Lammy: Lack of BAME judges is due to discrimination


Lammy: JAC has no explanation for lack of BAME judges

The lack of judges from a black, Asian and minority ethnic (BAME) background is down to discrimination, according to the MP who investigated the treatment of BAME people in the criminal justice system.

Labour’s David Lammy said that, “for too long, the judiciary have treated its eligible pool as the scapegoat for its homogeneity”.

Mr Lammy, a non-practising barrister and former justice minister, was writing in the weekly newsletter of the Criminal Bar Association, about his 2017 review, which made 35 recommendations, including a call for a national target to achieve a representative judiciary.

The Ministry of Justice rejected this, “even though other groups were calling for me to recommend a much more stringent quota”, Mr Lammy observed.

“Issues of trust with BAME communities are not just relevant to the police. It is also hugely important that those in the highest positions of legal authority represent the communities over which they preside.

He said he had been told that, despite searching high and low for an explanation, the Judicial Appointments Commission (JAC) simply cannot find one, at least not one that is obvious, for the lack of BAME judicial representation.

Mr Lammy continued: “To me, however, the explanation is strikingly evident, and this self-proclaimed unfamiliarity makes it even more strikingly so. That’s because if people cannot say what is happening, it is likely that what is happening is discriminatory practice.

“This grounds my message today, a message that requires uncomfortable reflection: discrimination is not exhaustively conscious or deliberate. Invisibly generated but very visibly endured, prejudice is often the consequence of unconscious and implicit bias.

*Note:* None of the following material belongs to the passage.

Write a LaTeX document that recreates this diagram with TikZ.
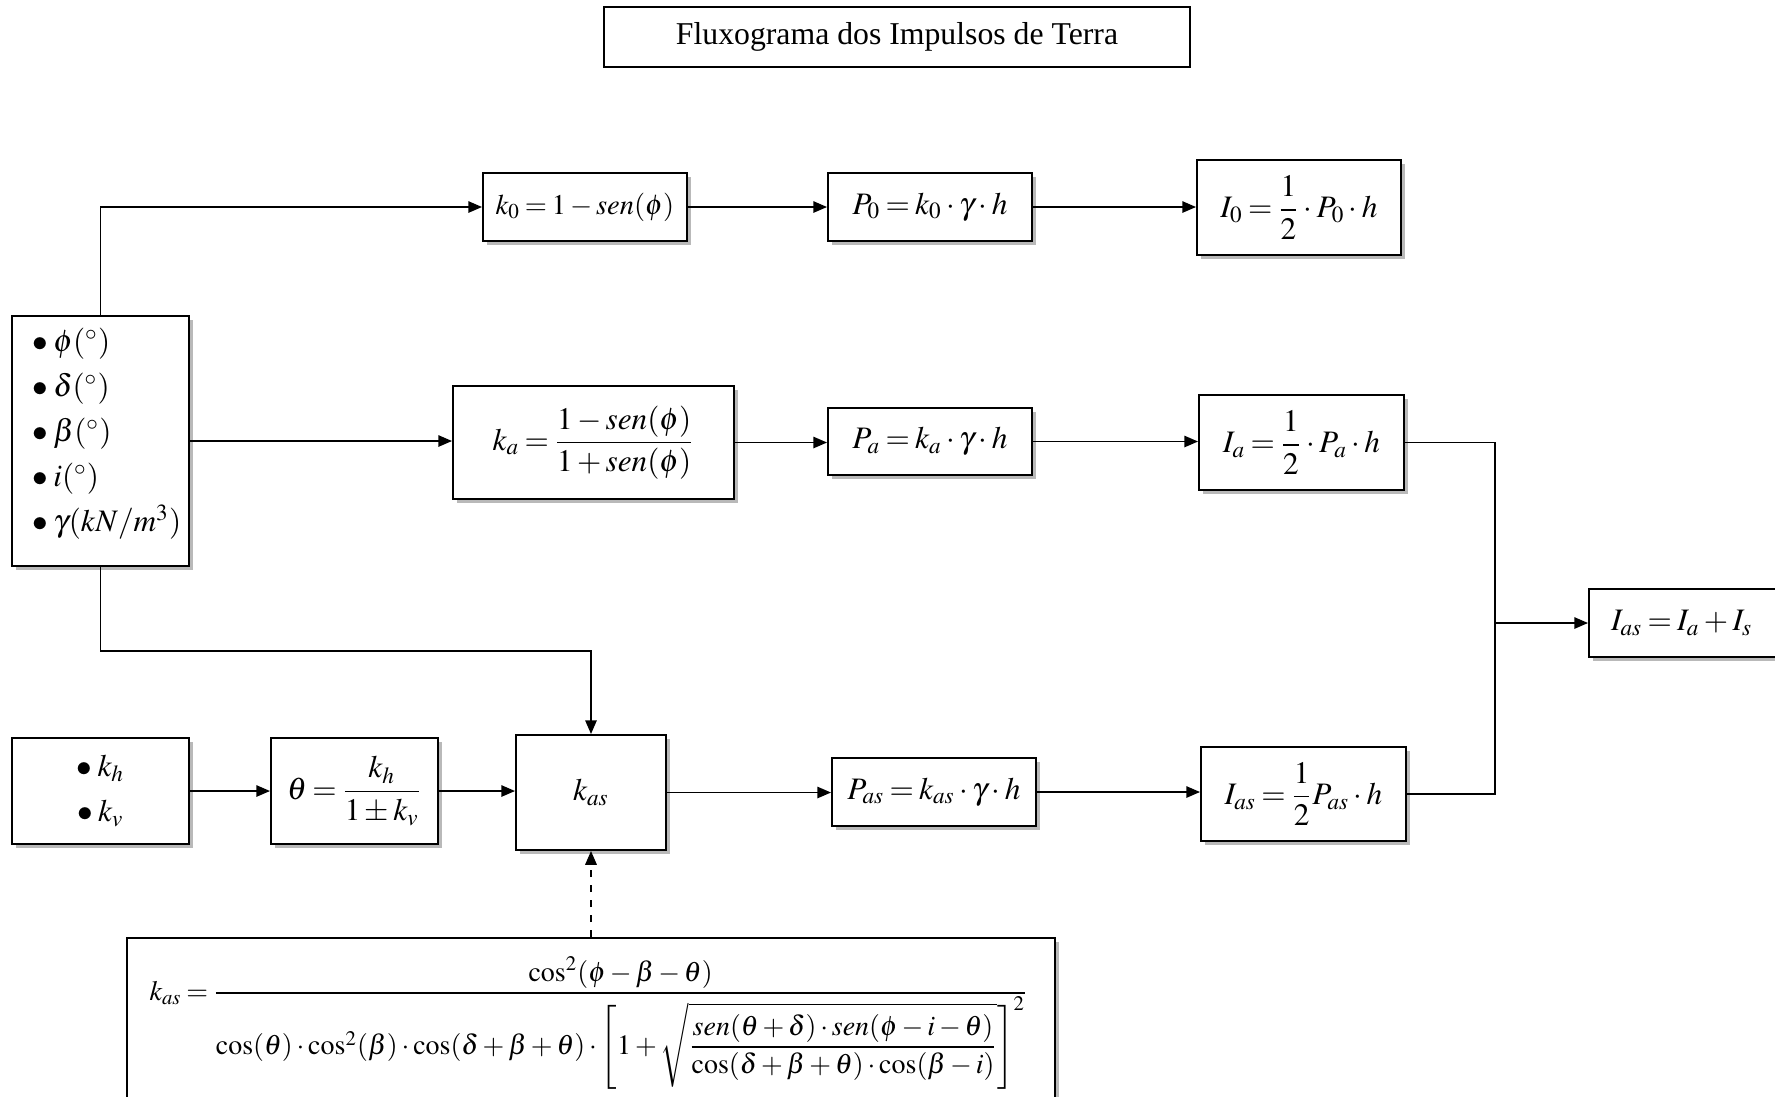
\documentclass[tikz,border=0pt]{standalone}
\usepackage{amsmath}
\usepackage{mathptmx}
\usepackage{fontspec}
\setmainfont{Liberation Serif}
\usetikzlibrary{arrows.meta,shadows}
\def\px{0.4pt}
\newcommand\blt{$\bullet$\,}
\tikzset{
  box/.style={draw, line width=0.8pt, fill=white, inner sep=0pt, align=center,
    drop shadow={shadow xshift=1.6pt, shadow yshift=-1.6pt, fill=black!50, opacity=0.55}},
  arr/.style={line width=0.6pt, -{Triangle[length=5.5pt,width=4.6pt]}},
  ln/.style={line width=0.6pt},
}
\begin{document}
\thickmuskip=3mu plus 2mu
\medmuskip=2.5mu plus 1mu minus 1mu
\begin{tikzpicture}[x=\px,y=-\px, every node/.style={font=\fontsize{12.5}{15}\selectfont}]
\useasboundingbox (0,0) rectangle (1775,1096);
% title
\node[draw, line width=0.6pt, minimum width=586*\px, minimum height=60*\px,
  font=\fontsize{12.7}{15}\selectfont] (title) at (897,37) {Fluxograma dos Impulsos de Terra};
% input box
\node[box, minimum width=177*\px, minimum height=250*\px] (in) at (100.5,441) {};
\node[anchor=west, align=left, inner sep=0pt, font=\fontsize{12.5}{18}\selectfont] (intext) at (32,434)
  {\blt$\phi(^\circ)$\\ \blt$\delta(^\circ)$\\ \blt$\beta(^\circ)$\\ \blt$i(^\circ)$\\ \blt$\gamma(kN/m^{3})$};
% row 0
\node[box, minimum width=204*\px, minimum height=68*\px, font=\fontsize{11.4}{14}\selectfont] (k0) at (585,207) {$k_0 = 1 - sen(\phi)$};
\node[box, minimum width=204*\px, minimum height=68*\px] (P0) at (930,207) {$P_0 = k_0\cdot\gamma\cdot h$};
\node[box, minimum width=204*\px, minimum height=95*\px] (I0) at (1299,207.5) {$I_0 = \dfrac{1}{2}\cdot P_0\cdot h$};
% row a
\node[box, minimum width=281*\px, minimum height=113*\px] (ka) at (593.5,442.5) {$k_a = \dfrac{1 - sen(\phi)}{1 + sen(\phi)}$};
\node[box, minimum width=204*\px, minimum height=67*\px] (Pa) at (930,441.5) {$P_a = k_a\cdot\gamma\cdot h$};
\node[box, minimum width=205*\px, minimum height=95*\px] (Ia) at (1301.5,442.5) {$I_a = \dfrac{1}{2}\cdot P_a\cdot h$};
% result
\node[box, anchor=west, minimum height=68*\px, text width=160*\px, inner xsep=22*\px, align=left] (res) at (1588,623) {$I_{as} = I_a + I_s$};
% row as
\node[box, minimum width=177*\px, minimum height=106*\px, font=\fontsize{12.5}{18}\selectfont] (kh) at (100.5,791) {\blt$k_h$\\ \blt$k_v$};
\node[box, minimum width=167*\px, minimum height=106*\px] (th) at (354.5,791) {$\theta = \dfrac{k_h}{1\pm k_v}$};
\node[box, minimum width=150*\px, minimum height=115*\px] (kas) at (591,792.5) {$k_{as}$};
\node[box, minimum width=204*\px, minimum height=68*\px] (Pas) at (934,792) {$P_{as} = k_{as}\cdot\gamma\cdot h$};
\node[box, minimum width=205*\px, minimum height=94*\px] (Ias) at (1303.5,794) {$I_{as} = \dfrac{1}{2}P_{as}\cdot h$};
% big formula
\node[box, minimum width=928*\px, minimum height=172*\px] (big) at (591,1024) {};
\node[inner sep=0pt, font=\fontsize{11.2}{13}\selectfont] (bigf) at (589,1023)
 {$\displaystyle k_{as} = \frac{\cos^{2}(\phi-\beta-\theta)}{\cos(\theta)\cdot\cos^{2}(\beta)\cdot\cos(\delta+\beta+\theta)\cdot\left[1+\sqrt{\dfrac{sen(\theta+\delta)\cdot sen(\phi-i-\theta)}{\cos(\delta+\beta+\theta)\cdot\cos(\beta-i)}}\right]^{2}}$};
% connectors
\draw[arr] (in.north) |- (k0.west);
\draw[arr] (in.east) -- (in.east -| ka.west);
\draw[arr] (in.south) -- ++(0,84) -| (kas.north);
\draw[arr] (k0.east) -- (P0.west);
\draw[arr] (P0.east) -- (P0.east -| I0.west);
\draw[arr] (ka.east) -- (ka.east -| Pa.west);
\draw[arr] (Pa.east) -- (Pa.east -| Ia.west);
\draw[arr] (kh.east) -- (th.west);
\draw[arr] (th.east) -- (th.east -| kas.west);
\draw[arr] (kas.east) -- (kas.east -| Pas.west);
\draw[arr] (Pas.east) -- (Pas.east -| Ias.west);
\coordinate (m) at (1495,623);
\draw[ln] (Ia.east) -| (m);
\draw[ln] (Ias.east) -| (m);
\draw[arr] (m) -- (res.west);
\draw[arr, dashed] (big.north) -- (kas.south);
\end{tikzpicture}
\end{document}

“However, the moment we deny our responsibility to redesign the very institutions that engender these racial biases is the moment that we refuse to overcome them.”

Mr Lammy said that, “for too long, the judiciary have treated its eligible pool as the scapegoat for its homogeneity”, and made the argument that racial diversity somehow supplanted appointment by merit.

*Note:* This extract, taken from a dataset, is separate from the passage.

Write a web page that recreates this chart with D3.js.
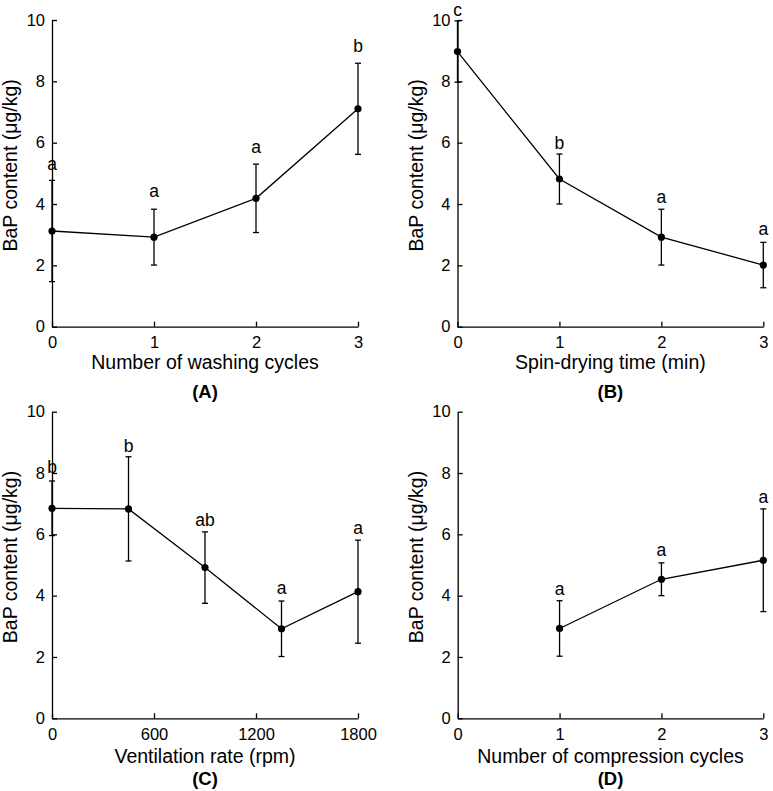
<!DOCTYPE html>
<html><head><meta charset="utf-8">
<script src="https://cdn.jsdelivr.net/npm/d3@7"></script>
<style>
body{margin:0;background:#fff;}
text{font-family:"Liberation Sans",Arial,sans-serif;fill:#000;}
</style></head>
<body><svg id="c" width="773" height="791"></svg>
<script>
// ---- data ----
const yTicks = [0, 2, 4, 6, 8, 10];
const yTitle = "BaP content (\u03bcg/kg)";

const washX = [0, 1, 2, 3];
const washY = [3.12, 2.92, 4.185, 7.105];
const washErr = [1.65, 0.91, 1.115, 1.485];
const washLab = ["a", "a", "a", "b"];
const washLabY = [5.11, 4.24, 5.65, 8.95];
const washTicks = [0, 1, 2, 3];

const spinX = [0, 1, 2, 3];
const spinY = [8.97, 4.815, 2.92, 2.01];
const spinErr = [1.0, 0.815, 0.91, 0.74];
const spinLab = ["c", "b", "a", "a"];
const spinLabY = [10.13, 5.79, 4.04, 2.99];
const spinTicks = [0, 1, 2, 3];

const ventX = [0, 450, 900, 1350, 1800];
const ventY = [6.85, 6.83, 4.915, 2.92, 4.13];
const ventErr = [0.89, 1.70, 1.165, 0.905, 1.68];
const ventLab = ["b", "b", "ab", "a", "a"];
const ventLabY = [7.99, 8.69, 6.28, 4.05, 6.01];
const ventTicks = [0, 600, 1200, 1800];

const compX = [1, 2, 3];
const compY = [2.93, 4.535, 5.155];
const compErr = [0.905, 0.535, 1.675];
const compLab = ["a", "a", "a"];
const compLabY = [4.02, 5.30, 7.01];
const compTicks = [0, 1, 2, 3];

const panels = [
  {x: washX, y: washY, e: washErr, lab: washLab, labY: washLabY, ticks: washTicks, xmax: 3,
   xt: "Number of washing cycles", name: "(A)", left: 52, right: 358, top: 20, bottom: 326.7, titleY: 369, nameY: 398},
  {x: spinX, y: spinY, e: spinErr, lab: spinLab, labY: spinLabY, ticks: spinTicks, xmax: 3,
   xt: "Spin-drying time (min)", name: "(B)", left: 457.5, right: 763.3, top: 20, bottom: 326.7, titleY: 369, nameY: 398},
  {x: ventX, y: ventY, e: ventErr, lab: ventLab, labY: ventLabY, ticks: ventTicks, xmax: 1800,
   xt: "Ventilation rate (rpm)", name: "(C)", left: 52, right: 358, top: 411.7, bottom: 718.3, titleY: 763, nameY: 784.5},
  {x: compX, y: compY, e: compErr, lab: compLab, labY: compLabY, ticks: compTicks, xmax: 3,
   xt: "Number of compression cycles", name: "(D)", left: 457.7, right: 763.3, top: 411.7, bottom: 718.3, titleY: 763, nameY: 784.5}
];

const svg = d3.select("#c");
const FS = 16.5;
const TFS = 19.5;

panels.forEach(p => {
  const xs = d3.scaleLinear().domain([0, p.xmax]).range([p.left, p.right]);
  const ys = d3.scaleLinear().domain([0, 10]).range([p.bottom, p.top]);
  const g = svg.append("g");

  const ya = g.append("g").attr("transform", `translate(${p.left},0)`)
    .call(d3.axisLeft(ys).tickValues(yTicks).tickFormat(d3.format("d"))
      .tickSizeInner(-5).tickSizeOuter(0).tickPadding(7));
  const xa = g.append("g").attr("transform", `translate(0,${p.bottom})`)
    .call(d3.axisBottom(xs).tickValues(p.ticks).tickFormat(d3.format("d"))
      .tickSizeInner(-5).tickSizeOuter(0).tickPadding(10));
  [ya, xa].forEach(a => {
    a.select(".domain").attr("stroke", "#000").attr("stroke-width", 1.3);
    a.selectAll(".tick line").attr("stroke", "#000").attr("stroke-width", 1.3);
    a.selectAll(".tick text").attr("font-size", FS).attr("fill", "#000")
      .style("font-family", '"Liberation Sans",Arial,sans-serif');
  });

  g.append("text").attr("x", (p.left + p.right) / 2).attr("y", p.titleY)
    .attr("text-anchor", "middle").attr("font-size", TFS).text(p.xt);
  g.append("text")
    .attr("transform", `translate(${p.left - 35},${(p.top + p.bottom) / 2 - 8}) rotate(-90)`)
    .attr("text-anchor", "middle").attr("font-size", TFS).text(yTitle);
  g.append("text").attr("x", (p.left + p.right) / 2).attr("y", p.nameY)
    .attr("text-anchor", "middle").attr("font-size", 18.5).attr("font-weight", "bold").text(p.name);

  const pts = p.x.map((v, i) => ({x: v, y: p.y[i], e: p.e[i], lab: p.lab[i], ly: p.labY[i]}));

  const eb = g.selectAll(".eb").data(pts).enter().append("g");
  eb.append("line").attr("x1", d => xs(d.x)).attr("x2", d => xs(d.x))
    .attr("y1", d => ys(d.y - d.e)).attr("y2", d => ys(d.y + d.e))
    .attr("stroke", "#000").attr("stroke-width", 1.3);
  [-1, 1].forEach(s => {
    eb.append("line").attr("x1", d => xs(d.x) - 3).attr("x2", d => xs(d.x) + 3)
      .attr("y1", d => ys(d.y + s * d.e)).attr("y2", d => ys(d.y + s * d.e))
      .attr("stroke", "#000").attr("stroke-width", 1.3);
  });

  g.append("path").datum(pts)
    .attr("d", d3.line().x(d => xs(d.x)).y(d => ys(d.y)))
    .attr("fill", "none").attr("stroke", "#000").attr("stroke-width", 1.3);

  g.selectAll(".pt").data(pts).enter().append("circle")
    .attr("cx", d => xs(d.x)).attr("cy", d => ys(d.y)).attr("r", 3.6).attr("fill", "#000");

  g.selectAll(".lab").data(pts).enter().append("text")
    .attr("x", d => xs(d.x)).attr("y", d => ys(d.ly))
    .attr("text-anchor", "middle").attr("font-size", 17.5).text(d => d.lab);
});
</script></body></html>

“However, trading off racial diversity and meritocracy is not only implicitly prejudicial, but is a palpably deceitful way to hinder reform.

“Of course we should always look for ways to diversify the legal profession, but this simply cannot explain everything. That’s because BAME people are already in the system. The problem is that they disproportionately drop off at every stage of the application process.”

Mr Lammy wrote the article in the wake of his appearance before the House of Commons justice select committee as part of its work monitoring the progress in implementing his recommendations.

He told fellow MPs that when he asked the JAC to explain the difference in profile between those who applied for judicial post and those who succeeded in being appointed, “I detected a degree of complacency, frankly, in the system”.

He said this was such that “had we stuck with the old tap on the shoulder, we would have more diversity today than the £10m situation we set up, with a whole load of forms and a whole load of systems that still seem to weed out ethnic minority candidates”.

Mr Lammy also said: “My view is that you cannot be in the criminal justice business – you cannot be a prison officer or a prison governor; you cannot be a judge; you cannot be a probation officer; you cannot be in the CPS – if you are not in the business of racial difference and disproportionality. You have to be engaged in that subject.”